Having raised the alarm, the network did its best to keep it blaring: It sent producers into grocery-store meat sections on March 8 to see if there was pink slime in the ground beef and asked the country’s top ten grocery chains if they sold it. “Our viewers want to know if pink slime lurks in the beef sold here,” Avila said on March 9. “Most couldn’t tell us for sure.” When the USDA declined ABC’s requests to respond to its queries on the record, Sawyer told Avila on the 9th, “Keep calling all next week. I’m going to be asking every day.”  In subsequent broadcasts, the network named and shamed grocery chains that carried the product.

As stores reacted, Sawyer used her broadcasts to showcase her success. “We are getting action tonight,” she told viewers on March 14. The USDA, which purchases food for the National School Lunch Program, was set to announce that it would allow schools to purchase either less-expensive hamburgers containing pink slime or costlier burgers free of the product.

“Tonight, taking action,” she said a week later, on March 21, as some of the country’s largest grocery chains discontinued beef containing “pink slime.” On April 3 came the report that the government had taken “big action.” The USDA was amending its labeling rules to allow producers voluntarily to label meat that contained lean finely textured beef.

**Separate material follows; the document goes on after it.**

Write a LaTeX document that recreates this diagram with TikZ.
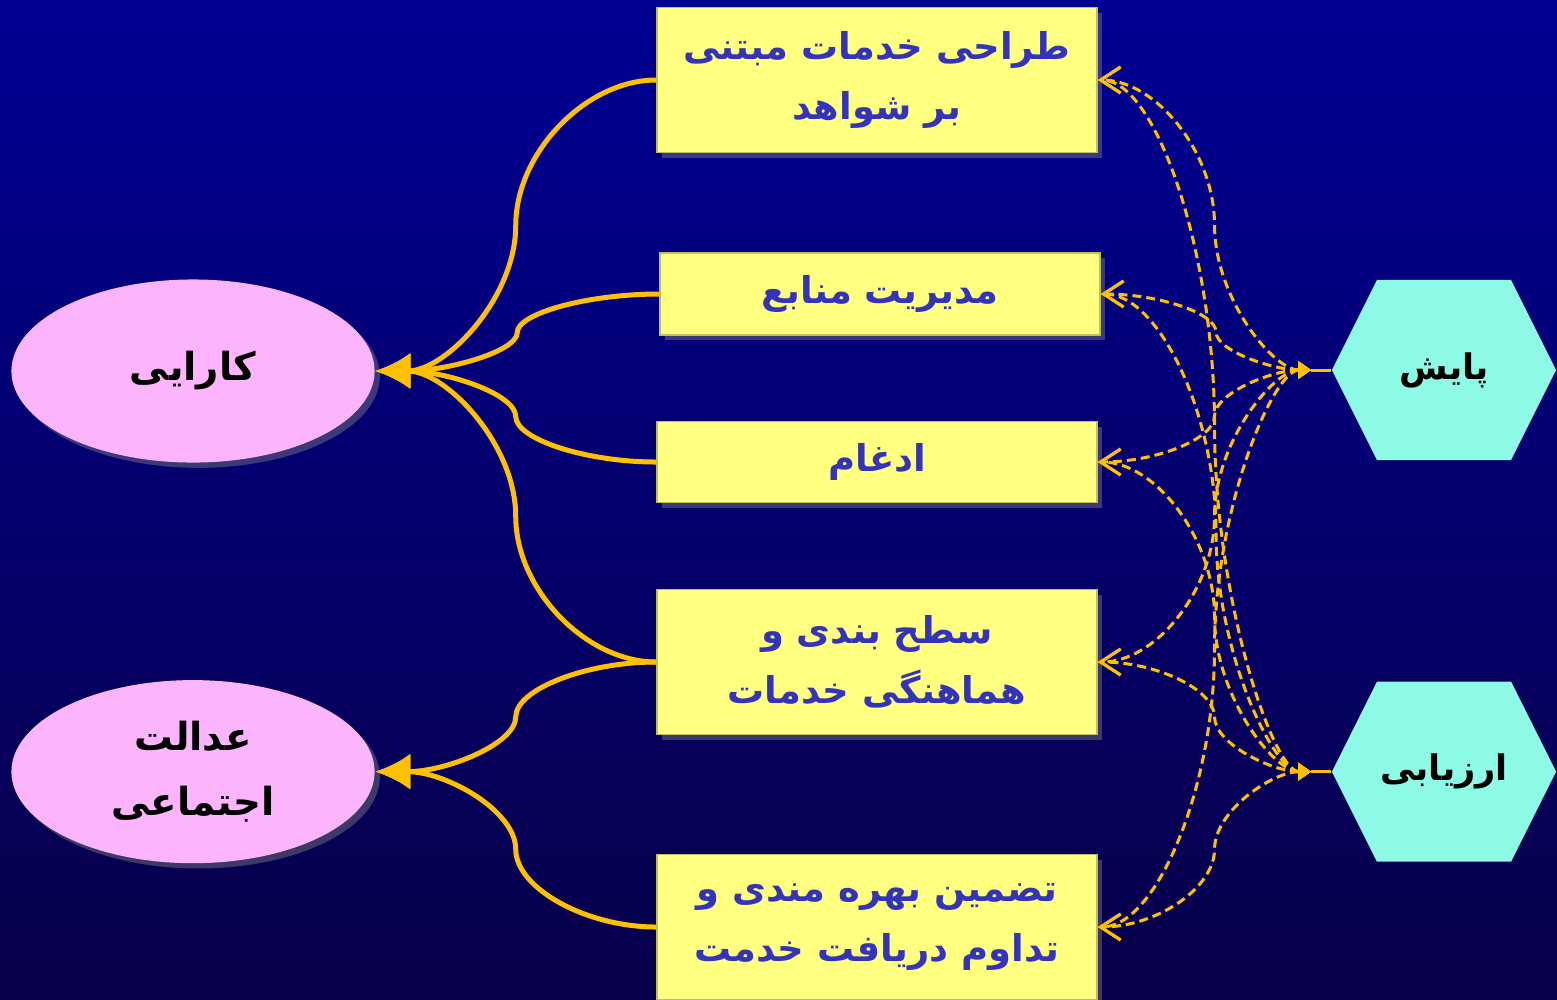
\documentclass[tikz,border=0pt]{standalone}
\usepackage{fontspec}
\usepackage{tikz}
\usetikzlibrary{positioning,calc,arrows.meta,shapes.geometric,shadows}
\TeXXeTstate=1
\newfontfamily\arabicfont[Script=Arabic]{DejaVu Sans}
\newcommand{\faline}[1]{\beginR #1\endR}
\definecolor{bgtop}{RGB}{0,0,148}
\definecolor{bgmid}{RGB}{0,0,128}
\definecolor{bgbot}{RGB}{8,0,72}
\definecolor{boxyellow}{RGB}{255,255,128}
\definecolor{boxtext}{RGB}{51,51,187}
\definecolor{pinkfill}{RGB}{252,180,252}
\definecolor{cyanfill}{RGB}{140,250,228}
\definecolor{linkorange}{RGB}{255,192,0}
\tikzset{>=Latex}
\tikzset{
  curvecon/.style={to path={let \p1=(\tikztostart), \p2=(\tikztotarget) in
    .. controls ({0.75*\x1+0.25*\x2},\y1) and ({0.5*\x1+0.5*\x2},{0.75*\y1+0.25*\y2})
    .. ({0.5*\x1+0.5*\x2},{0.5*\y1+0.5*\y2})
    .. controls ({0.5*\x1+0.5*\x2},{0.25*\y1+0.75*\y2}) and ({0.25*\x1+0.75*\x2},\y2)
    .. (\tikztotarget) \tikztonodes}},
  fabox/.style={rectangle, fill=boxyellow, draw=boxyellow!75!black, line width=0.4pt,
    minimum width=4.4cm, inner sep=0pt, align=center, text=boxtext,
    font=\arabicfont\bfseries\fontsize{10.5}{17}\selectfont,
    drop shadow={opacity=0.45, shadow xshift=1.5pt, shadow yshift=-1.5pt}},
  goal/.style={ellipse, fill=pinkfill, minimum width=3.63cm, minimum height=1.83cm,
    inner sep=0pt, align=center, text=black,
    font=\arabicfont\bfseries\fontsize{11}{18.5}\selectfont,
    drop shadow={opacity=0.45, shadow xshift=1.5pt, shadow yshift=-1.5pt}},
  hexa/.style={rectangle, minimum width=2.24cm, minimum height=1.8cm, inner sep=0pt,
    text=black, font=\arabicfont\bfseries\fontsize{10}{18}\selectfont,
    path picture={\fill[cyanfill] (path picture bounding box.west)
      -- ([xshift=0.45cm]path picture bounding box.north west)
      -- ([xshift=-0.45cm]path picture bounding box.north east)
      -- (path picture bounding box.east)
      -- ([xshift=-0.45cm]path picture bounding box.south east)
      -- ([xshift=0.45cm]path picture bounding box.south west) -- cycle;}},
  feed/.style={line width=0.05cm, linkorange, -{Latex[length=0.35cm,width=0.36cm]}},
  watch/.style={line width=0.03cm, linkorange, dash pattern=on 0.09cm off 0.05cm,
    {Triangle[length=0.13cm,width=0.17cm]}-{Straight Barb[length=0.2cm,width=0.26cm]},
    shorten <=0.2cm},
  stub/.style={line width=0.03cm, linkorange}
}
\begin{document}
\begin{tikzpicture}[x=0.01cm,y=-0.01cm]
  \useasboundingbox (0,0) rectangle (1557,999);
  \shade[top color=bgtop, middle color=bgmid, bottom color=bgbot] (0,0) rectangle (1557,999);
  % the five services
  \node[fabox, minimum height=1.45cm] (b1) at (877,80) {\faline{طراحی خدمات مبتنی}\\\faline{بر شواهد}};
  \node[fabox, minimum height=0.82cm] (b2) at (880,294) {\faline{مدیریت منابع}};
  \node[fabox, minimum height=0.81cm] (b3) at (877,462) {\faline{ادغام}};
  \node[fabox, minimum height=1.45cm] (b4) at (877,662) {\faline{سطح بندی و}\\\faline{هماهنگی خدمات}};
  \node[fabox, minimum height=1.45cm] (b5) at (877,927) {\faline{تضمین بهره مندی و}\\\faline{تداوم دریافت خدمت}};
  % goals
  \node[goal] (k) at (193,371) {\faline{کارایی}};
  \node[goal, below=2.16cm of k] (ad) {\faline{عدالت}\\\faline{اجتماعی}};
  % monitoring and evaluation
  \node[hexa] (pa) at (1444,370) {\faline{پایش}};
  \node[hexa, below=2.2cm of pa] (ar) {\faline{ارزیابی}};
  \foreach \b in {b1,b2,b3,b4}
    \draw[feed] (\b.west) to[curvecon] (k.east);
  \foreach \b in {b4,b5}
    \draw[feed] (\b.west) to[curvecon] (ad.east);
  \foreach \h in {pa,ar}{
    \draw[stub] (\h.west) -- ([xshift=-0.2cm]\h.west);
    \foreach \b in {b1,b2,b3,b4,b5}
      \draw[watch] (\h.west) to[curvecon] (\b.east);
  }
\end{tikzpicture}
\end{document}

The court battle over ABC’s work is being waged, on both sides, by titans of the legal industry. ABC retained the ultimate Washington law firm, Williams & Connolly; the team of lawyers representing the network is headed by Kevin Baine. In the late 1990s, Baine successfully handled CNN’s libel lawsuits stemming from the network’s botched 1998 Operation Tailwind report alleging that the United States used nerve gas in the Vietnam War.

BPI has matched ABC’s legal firepower. Representing the company is Dan Webb, the chairman of the Chicago-based firm Winston & Strawn. He is the author of the Webb report, which, in 2003, revealed that former chairman and CEO of the New York Stock Exchange Richard Grasso had been overpaid $156 million in the job. It was Webb’s prosecution 20 years earlier that landed former national-security adviser John Poindexter behind bars for his role in the Iran-contra affair.

The network has filed motions to dismiss the suit  on several grounds — among them, that “slime” is not a derogatory word by which to refer to beef. Lean finely textured beef, “much like all ground beef, is slimy,” ABC contends.

Both parties now await the judge’s ruling. If ABC’s motions are denied, the trial will proceed to the discovery phase, which would mean depositions for ABC’s news team. It would also mean, most likely, a lengthy court battle that would, implicitly, put the network’s journalistic practices on trial and raise questions about how far a network may go to dramatize a story.

Regardless of the law, though, the fact that ABC has found itself at this juncture at all says something about the trajectory of its premier program, World News.